Oil shale in New Valley
According to a recent announcement by Petroleum Minister Sameh Fahmy, oil shale was discovered in Abu Tartur in Egypt’s New Valley, in the Western Desert. The discovery was made at depths between 35m and 100m. Mr Fahmy said the oil shale, fossil rock composed of layers of clay-like, fine-grained sediments, is considered a high-quality energy source.
E-passport
Egypt has begun issuing its first electronic passports. The new passports look like the regular ones, but include a small computer chip embedded in the back cover containing the information about the holder.
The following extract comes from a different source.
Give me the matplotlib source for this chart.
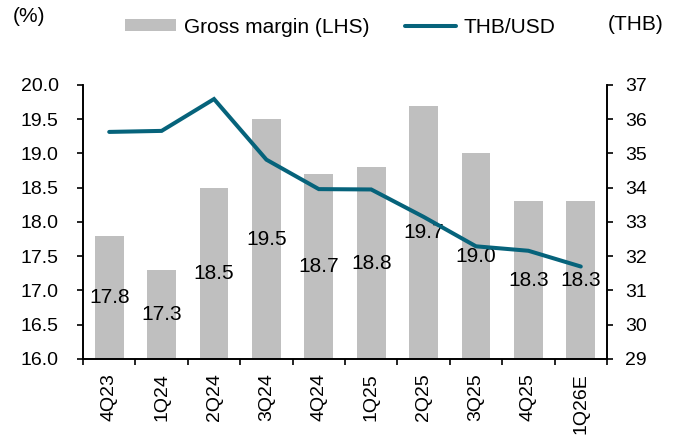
import matplotlib.pyplot as plt
import numpy as np

plt.rcParams['font.family'] = ['Liberation Sans', 'DejaVu Sans']

quarters = ["4Q23", "1Q24", "2Q24", "3Q24", "4Q24", "1Q25", "2Q25", "3Q25", "4Q25", "1Q26E"]
gross_margin = [17.8, 17.3, 18.5, 19.5, 18.7, 18.8, 19.7, 19.0, 18.3, 18.3]
thb_usd = [35.63, 35.66, 36.59, 34.82, 33.96, 33.95, 33.15, 32.29, 32.16, 31.70]

bar_color = "#BFBFBF"
line_color = "#06637B"

fig = plt.figure(figsize=(6.81, 4.37), dpi=100)
ax = fig.add_axes([0.1219, 0.1785, 0.7694, 0.6270])
ax2 = ax.twinx()

x = np.arange(len(quarters))
bars = ax.bar(x, gross_margin, width=0.55, color=bar_color, label="Gross margin (LHS)", zorder=2)
ax.bar_label(bars, labels=[f"{v:.1f}" for v in gross_margin], label_type="center", fontsize=15, color="black")

line, = ax2.plot(x, thb_usd, color=line_color, linewidth=2.9, solid_capstyle="round",
                 solid_joinstyle="miter", label="THB/USD")

ax.set_ylim(16.0, 20.0)
ax.set_yticks(np.arange(16.0, 20.01, 0.5))
ax.set_yticklabels([f"{v:.1f}" for v in np.arange(16.0, 20.01, 0.5)])
ax2.set_ylim(29, 37)
ax2.set_yticks(range(29, 38))
ax.set_xlim(-0.5, len(quarters) - 0.5)

ax.set_xticks(x)
ax.set_xticklabels(quarters, rotation=90)
ax.set_xticks(np.arange(-0.5, len(quarters)), minor=True)
ax.tick_params(axis="x", which="major", length=0, pad=10, labelsize=14)
ax.tick_params(axis="x", which="minor", length=4.5, width=1.2, direction="out")
ax.tick_params(axis="y", length=4.5, width=1.2, direction="out", labelsize=14, pad=13)
ax2.tick_params(axis="y", length=4, width=1.2, direction="out", labelsize=14, pad=9)

for a in (ax, ax2):
    a.spines["top"].set_visible(False)
    for s in ("left", "right", "bottom"):
        a.spines[s].set_linewidth(1.2)

fig.text(0.019, 0.962, "(%)", fontsize=15, va="center")
fig.text(0.893, 0.945, "(THB)", fontsize=15, va="center")

fig.legend(handles=[bars, line], loc="center", bbox_to_anchor=(0.50, 0.938), ncol=2,
           frameon=False, fontsize=15, handlelength=2.45, handleheight=0.5,
           handletextpad=0.38, columnspacing=1.68)

fig.savefig("out.png", dpi=100)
They run in line with the specifications of the International Civil Aviation Organisation.
Heritage library
As part of Cairo University’s centenary celebrations a heritage library and panorama hall have been opened at its main campus in Giza. The facilities are the outcome of an agreement sealed last November with the Centre of Civilisation and Natural Heritage, and feature rare pictures and paraphernalia pertaining to the university since its creation in 1908. Cairo University was the first secular, national university in Egypt.
Reading initiative
The United States and Egypt have launched a joint reading initiative on the sideline of the Cairo International Book Fair. The initiative makes available a potpourri of books from both cultures through translation. Nobel laureate Naguib Mahfouz’ novels were the guest of honour of the event.
Stone Age town
A team of archaeologists from California University has discovered the ruins of a city dating back to the period of the first farmers 7,000 years ago in Kom Oshim, Fayoum, 100km south west Cairo, the Supreme Council of Antiquities (SCA) has announced. “An electromagnetic survey revealed the existence in the Karanis region of a network of walls and roads similar to those constructed during the Greco-Roman period,” the SCA secretary-general Zahi Hawwas said. The remnants of the city are “still buried beneath the sand, and consist of the remains of walls and houses in terracotta or dressed limestone as well as a large quantity of pottery and the foundations of ovens and grain stores,” he added. The city dates back to the Neolithic period between 5,200 and 4,500 BC. The local director of antiquities, Ahmed Abdel-Alim, said the site was just seven kilometres from Fayoum lake and would probably have lain at the water edge at the time it was inhabited.